Decision Date15 September 2016
Docket NumberNO. 31,162,31,162
Citation389 P.3d 1050
Parties Kenneth BADILLA, Plaintiff–Appellant, v. WAL–MART STORES EAST, INC., d/b/a Wal–Mart #850, Wal–Mart Stores East, Lp, and Mel Dissassa, Defendants–Appellees.
CourtCourt of Appeals of New Mexico

Garcia Law Office, Narciso Garcia Jr., Albuquerque, NM, for Appellant.

Rodey, Dickason, Sloan, Akin & Robb, P.A., Jeffrey M. Croasdell, Patrick M. Shay, Albuquerque, NM, for Appellees.

OPINION

KENNEDY, Judge.

{1} The Supreme Court of New Mexico has resolved the conflict between statutes of limitations in cases concerning personal injury claims arising from the sale of goods and product warranties in favor of the period set in NMSA 1978, Sections 55–2–313 to –315 (1961) of the Uniform Commercial Code (UCC), holding that Plaintiff's claims are not barred thereby. Bad illa v. Wal–Mart Stores East, Inc. (Badilla II ), 2015–NMSC–029, 357 P.3d 936. On remand, we return to this case to determine whether the district court's summary judgment on Plaintiff's claims under the UCC was properly rendered for Defendants. We conclude that it was, and affirm the district court.

BACKGROUND

{2} The facts in this case are aptly set out by our Supreme Court in Badilla II , and we will not repeat them beyond their relation to the issues presented in this opinion. In short, Plaintiff Badilla was employed as a tree trimmer and purchased work boots from Wal–Mart in October 2003. The boots' packaging described the boots as "iron tough," "rugged leather," "men's work boots," and stated that they were "designed for light to medium industrial use." Plaintiff examined the boots prior to buying them without having any conversations with store personnel about them, or whether they would be suitable for the type of work he did. He stated that he was unaware of any defect in the boots that made them unsafe at the time he purchased them.
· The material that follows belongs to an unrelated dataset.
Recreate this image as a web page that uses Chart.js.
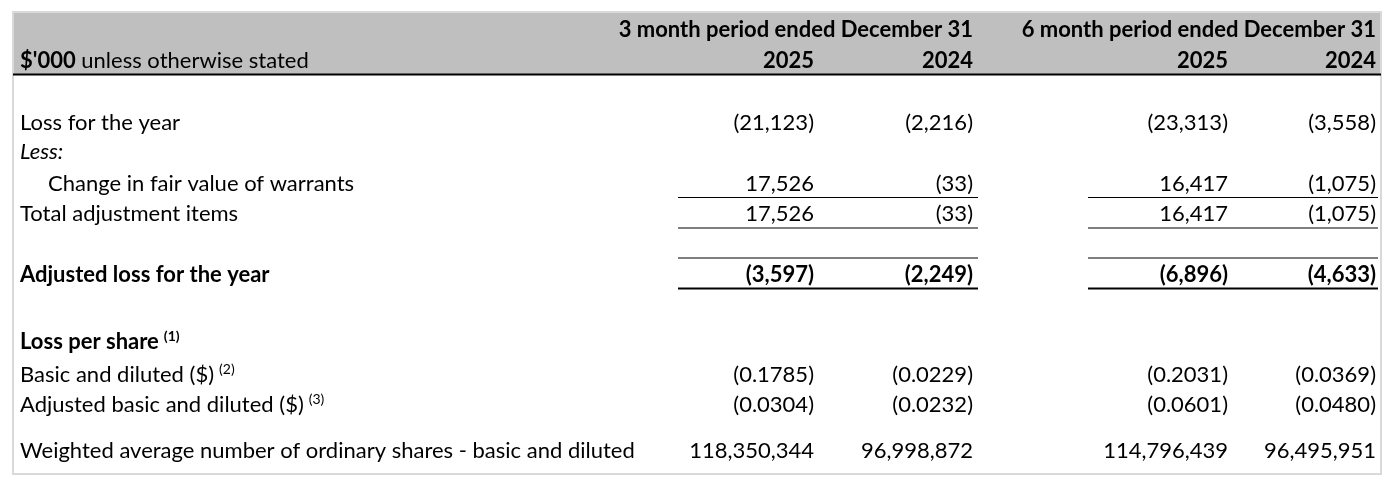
<!DOCTYPE html>
<html>
<head>
<meta charset="utf-8">
<script src="https://cdn.jsdelivr.net/npm/chart.js@4"></script>
<style>
  body { margin: 0; background: #fff; }
</style>
</head>
<body>
<canvas id="lossTable" width="1396" height="484"></canvas>
<script>
// row labels and the four period columns ($'000 unless stated)
const rowLabels = ["Loss for the year", "Less:", "Change in fair value of warrants", "Total adjustment items",
  "Adjusted loss for the year", "Loss per share", "Basic and diluted ($)", "Adjusted basic and diluted ($)",
  "Weighted average number of ordinary shares - basic and diluted"];
const rowNotes = [null, null, null, null, null, "(1)", "(2)", "(3)", null];
const periods = ["3 month period ended December 31", "6 month period ended December 31"];
const years = ["2025", "2024", "2025", "2024"];
const q3_2025 = [-21123, null, 17526, 17526, -3597, null, -0.1785, -0.0304, 118350344];
const q3_2024 = [-2216, null, -33, -33, -2249, null, -0.0229, -0.0232, 96998872];
const h1_2025 = [-23313, null, 16417, 16417, -6896, null, -0.2031, -0.0601, 114796439];
const h1_2024 = [-3558, null, -1075, -1075, -4633, null, -0.0369, -0.0480, 96495951];

const columns = [q3_2025, q3_2024, h1_2025, h1_2024];

function fmt(v) {
  if (v === null) return "";
  let s = Math.abs(v) < 1 ? Math.abs(v).toFixed(4) : Math.abs(v).toLocaleString("en-US");
  return v < 0 ? "(" + s + ")" : s;
}

// layout, in table units (x: from left border, y: from top border)
const layout = {
  labelX: 7, indentX: 35,
  colRight: [801, 960, 1215, 1363],
  headerY: [25, 56], headerBottom: 62.5,
  rowY: [118, 147, 179, 209, 270, 337, 370, 400, 446],
  bold: [4, 5], italic: [1], indent: [2],
  rules: [
    { y: 185.5, w: 1 }, { y: 216, w: 1 }, { y: 246, w: 1 }, { y: 276.5, w: 2 }
  ],
  ruleSpans: [[665, 965], [1075, 1365]]
};

const FONT = "Lato";
const SIZE = 22;

const tablePlugin = {
  id: 'lossTable',
  afterDraw(chart) {
    const { ctx, chartArea: a, scales: { x, y } } = chart;
    const px = v => x.getPixelForValue(v);
    const py = v => y.getPixelForValue(v);
    const unit = px(1) - px(0);

    function text(str, xv, yv, align, weight, style, size) {
      ctx.font = (style || "normal") + " " + (weight || "normal") + " " + (size || SIZE) + "px " + FONT;
      ctx.textAlign = align;
      ctx.textBaseline = "alphabetic";
      ctx.fillStyle = "#000";
      ctx.fillText(str, px(xv), py(yv));
      return ctx.measureText(str).width;
    }

    ctx.save();
    // header band
    ctx.fillStyle = "#bfbfbf";
    ctx.fillRect(a.left, a.top, a.right - a.left, py(layout.headerBottom) - a.top);
    // outer border
    ctx.strokeStyle = "#d9d9d9";
    ctx.lineWidth = 2;
    ctx.strokeRect(a.left, a.top, a.right - a.left, a.bottom - a.top);
    // header underline
    ctx.strokeStyle = "#000";
    ctx.lineWidth = 2;
    ctx.beginPath();
    ctx.moveTo(a.left, py(layout.headerBottom));
    ctx.lineTo(a.right, py(layout.headerBottom));
    ctx.stroke();

    // header texts
    periods.forEach((p, i) => text(p, layout.colRight[i * 2 + 1], layout.headerY[0], "right", "bold"));
    years.forEach((yr, i) => text(yr, layout.colRight[i], layout.headerY[1], "right", "bold"));
    const w = text("$'000", layout.labelX, layout.headerY[1], "left", "bold");
    text(" unless otherwise stated", layout.labelX + w / unit, layout.headerY[1], "left");

    // body rows
    rowLabels.forEach((lab, r) => {
      const bold = layout.bold.includes(r) ? "bold" : "normal";
      const ital = layout.italic.includes(r) ? "italic" : "normal";
      const lx = layout.indent.includes(r) ? layout.indentX : layout.labelX;
      const yv = layout.rowY[r];
      const lw = text(lab, lx, yv, "left", bold, ital);
      if (rowNotes[r]) {
        text(rowNotes[r], lx + (lw + 5) / unit, yv - 8, "left", bold, "normal", 14);
      }
      columns.forEach((col, c) => {
        text(fmt(col[r]), layout.colRight[c], yv, "right", bold);
      });
    });

    // rules under totals
    ctx.strokeStyle = "#000";
    layout.rules.forEach(rl => {
      ctx.lineWidth = rl.w;
      layout.ruleSpans.forEach(sp => {
        ctx.beginPath();
        ctx.moveTo(px(sp[0]), py(rl.y));
        ctx.lineTo(px(sp[1]), py(rl.y));
        ctx.stroke();
      });
    });
    ctx.restore();
  }
};

const lossChart = new Chart(document.getElementById("lossTable"), {
  type: 'scatter',
  data: { datasets: [] },
  options: {
    responsive: false,
    animation: false,
    devicePixelRatio: 1,
    layout: { padding: { left: 13, top: 12, right: 15, bottom: 10 } },
    plugins: { legend: { display: false }, tooltip: { enabled: false } },
    scales: {
      x: { type: 'linear', min: 0, max: 1368, display: false },
      y: { type: 'linear', min: 0, max: 462, reverse: true, display: false }
    }
  },
  plugins: [tablePlugin]
});
</script>
</body>
</html>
{3} After his purchase, Plaintiff wore the boots in the course of his employment as a tree trimmer between eight and twelve hours a day, six days a week for nine months, racking up between 1871 and 2805 hours in them. He was aware that they were wearing, but maintains that the defect causing the injury was latent until he was actually injured. On July 28, 2004, Plaintiff was injured while attempting to move a log weighing about 150 pounds when the unglued sole of his boot got caught on debris, causing him to fall backwards and drop the log on top of himself. Plaintiff, represented by his present counsel in this action, initiated a worker's compensation action in March 2006 that was settled in January 2007.

{4} Plaintiff never provided notice of the boots' failure or of a claim under any warranty to Defendants prior to filing suit against them. He filed a complaint against Defendants in September 2007 more than three years after he was injured and beyond the statute of limitations for personal injury cases. See NMSA 1978, § 37–1–8 (1976). However, his complaint also sought damages for personal injury as a consequence of breach of warranties under New Mexico's UCC.1 Our Supreme Court held that Defendant had adequately invoked the UCC, the provisions of which applied to this case. Specifically, the Supreme Court held that the Plaintiff's cause of action was "based in contract, and therefore the UCC's four-year statute of limitation, which governs actions for breach of warranty seeking personal injury damages, applies[,]" and specifically rejected any assertion that the case was tort-based. Badilla II , 2015–NMSC–029, ¶ 47, 357 P.3d 936. Because the portion of the summary judgment regarding Plaintiff's warranty claims under the UCC remained unresolved, the Supreme Court remanded the case to this Court for review of the district court's determination that "there is no genuine issue of material fact as to Plaintiff's inability to establish required elements of his causes of action for breach of express and implied warranty[,]" which we now address. Id. ¶ 50 (internal quotation marks omitted).

DISCUSSION
A. This Case Is Solely Governed By the UCC

{5} The scope of our opinion is defined by the Supreme Court's decision, deciding that Plaintiff's purchase was a contract for the present sale of goods, and his remedies are governed by the UCC. Id. ¶ 42. In holding that the UCC governs this case, the Court concisely stated the legal basis for Plaintiff's case:

Plaintiff contends that Defendants made express and implied warranties about the product Plaintiff purchased. Any such warranties gave Plaintiff the right to receive goods which complied with those warranties. If the product Plaintiff purchased was not as warranted, then Defendants breached the contract, and Plaintiff has the right to recover any damages resulting from the seller's breach of that warranty if the goods do not so comply.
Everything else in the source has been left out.